An August 2020 study by McKinsey found that nearly 70% of U.S.-based employees said that the Covid-19 pandemic has caused them to reflect on their purpose in life. Almost half said that they are reconsidering the kind of work they do because of the pandemic. Millennials – the largest generation in the U.S. labor force – were three times more likely than others to say that they were reevaluating work.
Such findings have implications for your organization’s talent-management strategy and its bottom line. People who live their purpose at work are more productive than people who don’t. They are also healthier, more resilient, and more likely to stay. Moreover, when employees feel that their purpose is aligned with the organization’s purpose, the benefits expand to include stronger employee engagement, heightened loyalty, and a greater willingness to recommend the organization to others.
Nonetheless, if you’re like most senior executives, you haven’t given the individual purpose of your employees much thought. Yet research shows that 70% of employees said that their sense of purpose is defined by their work. So, like it or not, as a leader, you play an important part in helping your employees find their purpose and live it.
But, where do you begin? Hint: With the one and only thing you control directly – the organization’s purpose. Clarify it. Codify it. Commit your senior leaders to modeling it. Treat it like your North Star for how to make difficult decisions and trade-offs. If you don’t put the work into getting your purpose off the walls and into the halls, the results can be devastating.
One action you can take today is to start spending time with your team reflecting on the impact the organization has on the world. Think dialogue, not monologue. Cringeworthy emails to your team about corporate social responsibility efforts that seem disconnected from the team’s day-to-day experience will only inspire cynicism.
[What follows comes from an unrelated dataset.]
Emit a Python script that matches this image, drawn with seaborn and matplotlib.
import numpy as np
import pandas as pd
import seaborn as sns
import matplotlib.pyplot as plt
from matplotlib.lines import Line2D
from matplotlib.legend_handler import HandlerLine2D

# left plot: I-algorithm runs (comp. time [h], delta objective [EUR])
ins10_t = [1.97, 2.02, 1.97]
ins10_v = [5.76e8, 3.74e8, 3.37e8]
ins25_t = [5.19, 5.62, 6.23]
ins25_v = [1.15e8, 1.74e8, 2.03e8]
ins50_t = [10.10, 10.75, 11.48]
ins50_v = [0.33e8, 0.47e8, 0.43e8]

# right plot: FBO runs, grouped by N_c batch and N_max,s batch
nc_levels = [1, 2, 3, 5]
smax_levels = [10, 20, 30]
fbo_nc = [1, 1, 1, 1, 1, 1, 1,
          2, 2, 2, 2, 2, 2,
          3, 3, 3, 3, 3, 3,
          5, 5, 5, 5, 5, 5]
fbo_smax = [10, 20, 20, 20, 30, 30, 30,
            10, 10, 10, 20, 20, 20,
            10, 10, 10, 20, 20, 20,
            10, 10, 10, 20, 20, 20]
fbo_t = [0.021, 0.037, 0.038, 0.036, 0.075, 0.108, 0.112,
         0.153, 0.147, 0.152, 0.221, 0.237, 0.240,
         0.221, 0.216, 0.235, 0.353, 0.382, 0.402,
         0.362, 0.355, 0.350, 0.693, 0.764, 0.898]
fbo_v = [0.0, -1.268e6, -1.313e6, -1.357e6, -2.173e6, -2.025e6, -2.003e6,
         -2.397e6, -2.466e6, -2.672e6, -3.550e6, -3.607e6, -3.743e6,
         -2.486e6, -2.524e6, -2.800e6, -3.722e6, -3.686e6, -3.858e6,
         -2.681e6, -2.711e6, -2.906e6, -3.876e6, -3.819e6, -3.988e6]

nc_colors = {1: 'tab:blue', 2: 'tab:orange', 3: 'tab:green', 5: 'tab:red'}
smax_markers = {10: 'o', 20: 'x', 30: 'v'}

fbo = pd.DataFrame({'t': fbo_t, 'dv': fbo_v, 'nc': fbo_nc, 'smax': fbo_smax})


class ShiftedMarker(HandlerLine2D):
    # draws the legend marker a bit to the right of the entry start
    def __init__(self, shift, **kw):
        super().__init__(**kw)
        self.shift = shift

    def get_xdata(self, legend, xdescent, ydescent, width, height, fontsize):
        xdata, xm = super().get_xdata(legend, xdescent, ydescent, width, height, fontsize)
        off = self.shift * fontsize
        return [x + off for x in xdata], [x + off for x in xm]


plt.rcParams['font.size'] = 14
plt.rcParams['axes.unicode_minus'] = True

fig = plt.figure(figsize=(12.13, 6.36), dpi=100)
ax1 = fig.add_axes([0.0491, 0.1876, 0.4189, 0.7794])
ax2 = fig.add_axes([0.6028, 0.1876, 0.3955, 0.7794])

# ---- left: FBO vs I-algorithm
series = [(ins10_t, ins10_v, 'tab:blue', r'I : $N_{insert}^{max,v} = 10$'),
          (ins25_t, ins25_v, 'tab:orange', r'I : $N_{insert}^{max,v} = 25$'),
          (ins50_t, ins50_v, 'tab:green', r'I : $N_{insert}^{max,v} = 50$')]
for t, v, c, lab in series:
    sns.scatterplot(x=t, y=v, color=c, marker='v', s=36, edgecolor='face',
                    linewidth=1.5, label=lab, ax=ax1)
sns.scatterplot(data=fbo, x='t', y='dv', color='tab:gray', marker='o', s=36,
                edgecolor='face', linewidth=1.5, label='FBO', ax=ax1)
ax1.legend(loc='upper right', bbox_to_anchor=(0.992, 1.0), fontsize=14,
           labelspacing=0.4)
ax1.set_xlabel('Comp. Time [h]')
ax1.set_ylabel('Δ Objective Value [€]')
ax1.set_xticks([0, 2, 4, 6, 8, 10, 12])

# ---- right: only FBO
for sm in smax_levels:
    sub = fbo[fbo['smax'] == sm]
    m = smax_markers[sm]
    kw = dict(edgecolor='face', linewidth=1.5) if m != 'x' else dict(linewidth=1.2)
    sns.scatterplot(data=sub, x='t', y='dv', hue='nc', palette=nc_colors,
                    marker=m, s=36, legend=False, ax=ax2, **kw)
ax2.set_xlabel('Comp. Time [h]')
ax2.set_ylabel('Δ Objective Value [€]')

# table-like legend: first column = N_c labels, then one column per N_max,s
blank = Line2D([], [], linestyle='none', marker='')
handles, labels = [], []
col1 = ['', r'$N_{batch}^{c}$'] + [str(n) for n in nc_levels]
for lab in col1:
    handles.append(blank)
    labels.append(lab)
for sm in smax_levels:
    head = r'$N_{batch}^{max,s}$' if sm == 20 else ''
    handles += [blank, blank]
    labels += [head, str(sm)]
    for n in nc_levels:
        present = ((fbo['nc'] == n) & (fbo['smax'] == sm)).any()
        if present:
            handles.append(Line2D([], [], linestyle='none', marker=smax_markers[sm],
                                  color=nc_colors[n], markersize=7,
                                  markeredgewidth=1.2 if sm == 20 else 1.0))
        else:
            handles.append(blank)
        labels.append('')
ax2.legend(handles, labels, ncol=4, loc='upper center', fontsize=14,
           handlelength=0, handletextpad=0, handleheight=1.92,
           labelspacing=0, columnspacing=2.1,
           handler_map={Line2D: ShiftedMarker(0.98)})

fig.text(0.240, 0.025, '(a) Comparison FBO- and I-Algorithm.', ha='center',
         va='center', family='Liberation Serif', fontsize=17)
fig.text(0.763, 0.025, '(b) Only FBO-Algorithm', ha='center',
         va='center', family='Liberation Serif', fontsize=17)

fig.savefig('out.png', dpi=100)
Still, when authentic and handled well, reflections on the bigger picture can inspire a sense of purpose.
So, whether you’re focused on meeting mid-term goals like a resurgent second half 2021 or long-term resilience initiatives, remember that your employees are five times more likely to be excited to work when they connect their work to the impact your organization makes in the world.
Question: Why is the world a better place because your organization exists?